Small town, big ambition

A cobblestone street in Herzogenaurach
Herzogenaurach is also the base for Adidas and PumaImage: AP

The group's latest move also sheds light again on the prominent position that Herzogenaurach occupies on Germany's business map. With a population of just 23,000, the town is also home to leading sports goods-to-fashion groups Puma and Adidas. The Schaeffler group is the town's biggest employer.

The Schaeffler group is not listed on the stock exchange and like many other members of Germany's Mittelstand was not widely known before it revealed its plan to take control of Continental.

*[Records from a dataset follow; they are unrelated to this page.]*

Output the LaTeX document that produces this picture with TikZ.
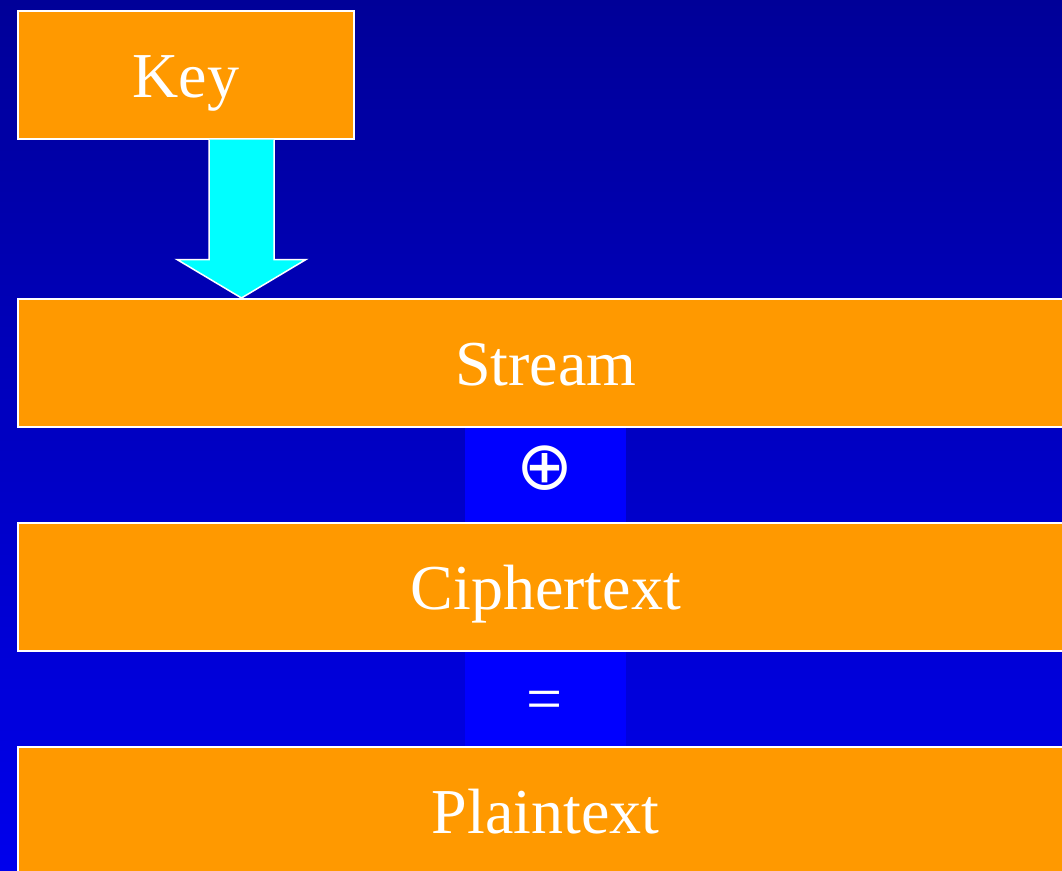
\documentclass[tikz,border=0pt]{standalone}
\usepackage{fontspec}
\setmainfont{Liberation Serif}
\newfontfamily\symfont{DejaVu Sans}
\usetikzlibrary{calc}
\definecolor{bgtop}{RGB}{0,0,152}
\definecolor{bgbot}{RGB}{0,0,236}
\definecolor{boxorange}{RGB}{255,153,0}
\definecolor{stripblue}{RGB}{0,0,255}
\definecolor{arrowcyan}{RGB}{0,255,255}
\tikzset{
  box/.style={draw=white, line width=1.5pt, fill=boxorange, text=white,
    font=\fontsize{64}{70}\selectfont, text height=45pt, text depth=-3pt,
    inner sep=0pt, minimum height=128pt, anchor=north west},
  strip/.style={fill=stripblue, draw=none},
  sym/.style={text=white, inner sep=0pt},
  blockarrow/.style={draw=white, line width=1.5pt, fill=arrowcyan, line join=miter}
}
\begin{document}
\begin{tikzpicture}[x=1pt,y=-1pt]
\useasboundingbox (0,0) rectangle (1062,870);
\clip (0,0) rectangle (1062,870);
\shade[top color=bgtop, bottom color=bgbot] (0,0) rectangle (1062,870);
% strips between boxes
\fill[strip] (465,426) rectangle (626,522);
\fill[strip] (465,650) rectangle (626,746);
% boxes
\node[box, minimum width=336pt] (key) at (17,10) {Key};
\node[box, minimum width=1056pt] (stream) at (17,298) {Stream};
\node[box, minimum width=1056pt] (cipher) at (17,522) {Ciphertext};
\node[box, minimum width=1056pt] (plain) at (17,746) {Plaintext};
% symbols
\node[sym, font=\symfont\fontsize{68}{72}\selectfont] (xor) at (545,468) {⊕};
\node[sym, font=\fontsize{64}{70}\selectfont] (eq) at (545,706) {=};
% block arrow from key to stream
\coordinate (tip) at ($(stream.north west)+(224.5,0)$);
\draw[blockarrow] ($(key.south west)+(192,0)$) -- ($(key.south west)+(192,120)$)
  -- ($(key.south west)+(160,120)$) -- (tip)
  -- ($(key.south west)+(289,120)$) -- ($(key.south west)+(257,120)$)
  -- ($(key.south west)+(257,0)$);
\end{tikzpicture}
\end{document}
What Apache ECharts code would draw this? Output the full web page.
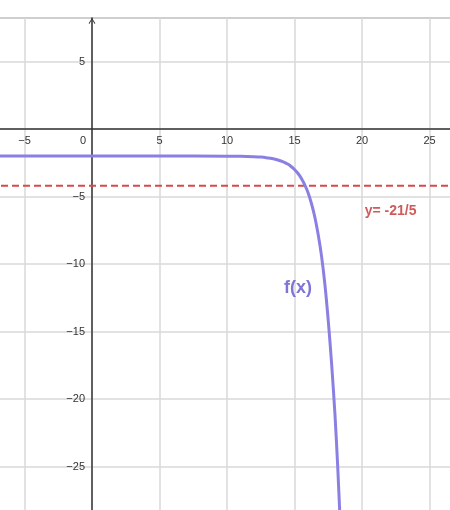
<!DOCTYPE html>
<html>
<head>
<meta charset="utf-8">
<script src="https://cdn.jsdelivr.net/npm/echarts@6/dist/echarts.min.js"></script>
<style>
html,body{margin:0;padding:0;background:#fff;}
#chart{width:450px;height:510px;}
</style>
</head>
<body>
<div id="chart"></div>
<script>
// Data
const curveX = [-10, -5, 0, 5, 10, 11, 12, 12.5, 13, 13.5, 14, 14.25, 14.5, 14.75, 15, 15.25, 15.5, 15.75, 16, 16.25, 16.5, 16.75, 17, 17.25, 17.5, 17.75, 18, 18.2, 18.4];
const curveY = [-2, -2, -2, -2, -2.01, -2.02, -2.05, -2.08, -2.14, -2.22, -2.37, -2.47, -2.6, -2.78, -3.0, -3.28, -3.65, -4.12, -4.7, -5.5, -6.5, -7.8, -9.4, -11.5, -14.2, -17.4, -21.2, -25, -29.5];
const asymptoteY = -21 / 5;
const asymptoteLabel = 'y= -21/5';
const curveLabel = 'f(x)';
const xTicks = [-5, 0, 5, 10, 15, 20, 25];
const yTicks = [-25, -20, -15, -10, -5, 5];

const curveData = curveX.map((x, i) => [x, curveY[i]]);
const font = "'Liberation Sans', Arial, sans-serif";
const minus = v => String(v).replace('-', '\u2212');

const chart = echarts.init(document.getElementById('chart'), null, {renderer: 'canvas'});
chart.setOption({
  animation: false,
  backgroundColor: '#ffffff',
  grid: {
    left: -43, right: -47, top: 18, bottom: -24,
    containLabel: false, outerBoundsMode: 'none',
    show: true, borderColor: '#9a9a9a', borderWidth: 1.5, backgroundColor: 'transparent'
  },
  xAxis: {
    type: 'value', min: -10, max: 30, interval: 5,
    position: 'bottom', offset: -405,
    axisLine: {onZero: false, lineStyle: {color: '#333', width: 1.5}},
    axisTick: {show: false},
    splitLine: {show: true, lineStyle: {color: '#d8d8d8', width: 1.5}},
    axisLabel: {
      color: '#333', fontSize: 11, fontFamily: font, margin: 6,
      formatter: v => v === 0 ? '{z|0}' : (xTicks.includes(v) ? minus(v) : ''),
      rich: {z: {padding: [0, 18, 0, 0], color: '#333', fontSize: 11, fontFamily: font}}
    }
  },
  yAxis: {
    type: 'value', min: -30, max: 8.2222, interval: 5,
    position: 'left', offset: -135,
    axisLine: {onZero: false, lineStyle: {color: '#333', width: 1.5},
      symbol: ['none', 'path://M0 8 L5 0 L10 8 L9 9 L5 2.2 L1 9 Z'], symbolSize: [9, 6], symbolOffset: [0, -3]},
    axisTick: {show: false},
    splitLine: {show: true, lineStyle: {color: '#d8d8d8', width: 1.5}},
    axisLabel: {
      color: '#333', fontSize: 11, fontFamily: font, margin: 7, showMaxLabel: false,
      formatter: v => yTicks.includes(v) ? minus(v) : ''
    }
  },
  series: [
    {
      type: 'line', data: [[-10, asymptoteY], [30, asymptoteY]],
      showSymbol: false, silent: true,
      lineStyle: {color: '#d64a4a', width: 2, type: [7, 4]},
      z: 3
    },
    {
      type: 'line', data: curveData, smooth: 0.3,
      showSymbol: false, silent: true,
      lineStyle: {color: '#8a80e4', width: 3},
      z: 4
    },
    {
      type: 'scatter', symbolSize: 0, silent: true,
      label: {show: true, formatter: asymptoteLabel, position: 'right', distance: 0,
        color: '#c62f2f', fontWeight: 700, fontSize: 14, fontFamily: font},
      data: [[20.2, -6.07]],
      z: 5
    },
    {
      type: 'scatter', symbolSize: 0, silent: true,
      label: {show: true, formatter: curveLabel, position: 'inside',
        color: '#5f52cc', fontWeight: 700, fontSize: 18, fontFamily: font},
      data: [[15.26, -11.8]],
      z: 5
    }
  ]
});
</script>
</body>
</html>
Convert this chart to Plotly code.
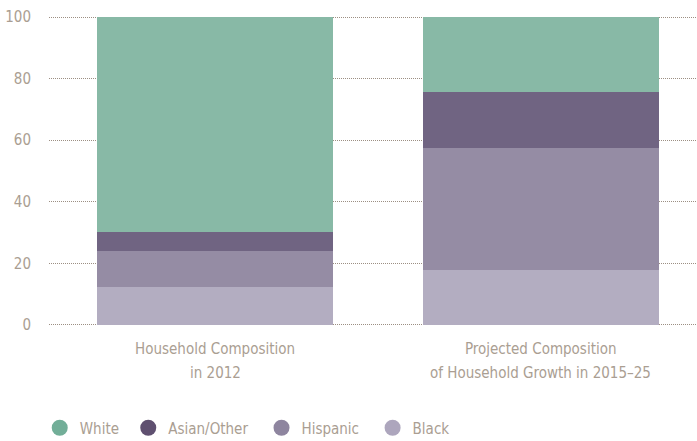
import plotly.graph_objects as go

category_line1 = ["Household Composition", "Projected Composition"]
category_line2 = ["in 2012", "of Household Growth in 2015–25"]
series_names = ["Black", "Hispanic", "Asian/Other", "White"]
legend_names = ["White", "Asian/Other", "Hispanic", "Black"]
black = [12.2, 18.0]
hispanic = [11.9, 39.6]
asian_other = [6.1, 18.1]
white = [69.8, 24.3]
y_ticks = [0, 20, 40, 60, 80, 100]

values = {"Black": black, "Hispanic": hispanic, "Asian/Other": asian_other, "White": white}
bar_colors = {"White": "#88b9a6", "Asian/Other": "#706482", "Hispanic": "#958ca4", "Black": "#b3adc1"}
legend_colors = {"White": "#72ae98", "Asian/Other": "#5f5070", "Hispanic": "#8e859f", "Black": "#ada6bd"}
legend_pad = {"White": 1, "Asian/Other": 2, "Hispanic": 2, "Black": 0}

FONT = "DejaVu Sans Condensed, DejaVu Sans, sans-serif"
TXT = "#aa9e92"

fig = go.Figure()
xs = list(range(len(category_line1)))
for name in series_names:
    fig.add_trace(go.Bar(x=xs, y=values[name], name=name,
                         marker=dict(color=bar_colors[name], line=dict(width=0)),
                         width=0.725, showlegend=False, hoverinfo="y+name"))
for name in legend_names:
    fig.add_trace(go.Scatter(x=[None], y=[None], mode="markers",
                             name=name + "\u00a0" * legend_pad[name],
                             marker=dict(symbol="circle", size=16, color=legend_colors[name])))

for i, t in enumerate(category_line2):
    fig.add_annotation(x=xs[i], xref="x", y=0, yref="paper", yanchor="top", yshift=-34,
                       text=t, showarrow=False, font=dict(size=15, color=TXT, family=FONT))

fig.update_layout(
    barmode="stack",
    width=697, height=441,
    margin=dict(l=49, r=0, t=14, b=113, autoexpand=False),
    paper_bgcolor="white", plot_bgcolor="white",
    font=dict(family=FONT, color=TXT, size=15),
    legend=dict(orientation="h", x=0.057, xref="container", y=1 - 428 / 441, yref="container",
                yanchor="middle", font=dict(size=15, color=TXT), traceorder="normal"),
    xaxis=dict(tickmode="array", tickvals=xs, ticktext=category_line1, range=[-0.51, 1.48],
               showgrid=False, zeroline=False, showline=False, ticks="outside", ticklen=7,
               tickcolor="rgba(0,0,0,0)", tickfont=dict(size=15, color=TXT), automargin=False),
    yaxis=dict(range=[-1, 101], tickvals=y_ticks, showgrid=True, gridcolor="#9c8f83",
               griddash="1px,1px", gridwidth=1, zeroline=False, showline=False, ticks="outside",
               ticklen=14, tickcolor="rgba(0,0,0,0)", tickfont=dict(size=15, color=TXT),
               automargin=False),
)
fig.write_html("out.html", post_script="document.body.style.margin='0';",
               config={"displayModeBar": False})
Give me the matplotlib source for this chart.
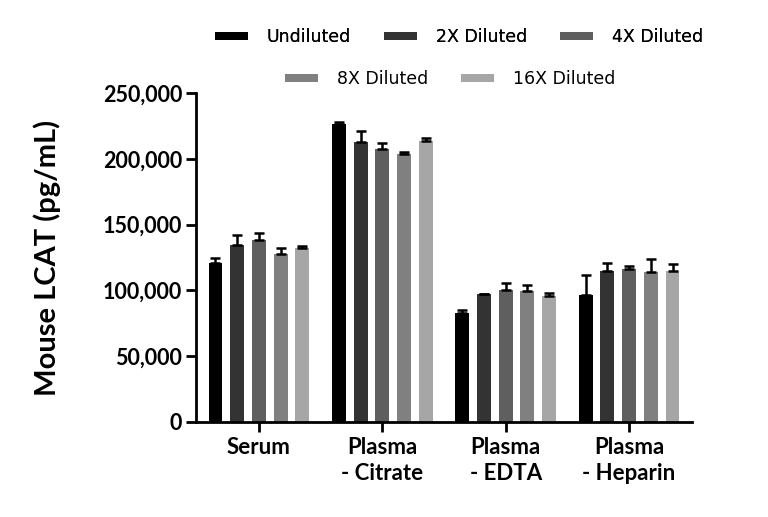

Schaeffler's combined workforce of about 66,000 is less than half that of Continental's 150,000 employees, with the Schaeffler bid sending ripples across the political establishment in the state of Lower Saxony where the tire maker is based.

A slump in the car industry and an 11-billion euro acquisition last year has helped to drive down Continental's shares, leaving the group exposed to possible takeover attacks. Continental's shares have halved in value over the last 12 months.

However, Continental's confirmation that it had held talks with Schaeffler sent the tire maker's stock hurtling back up.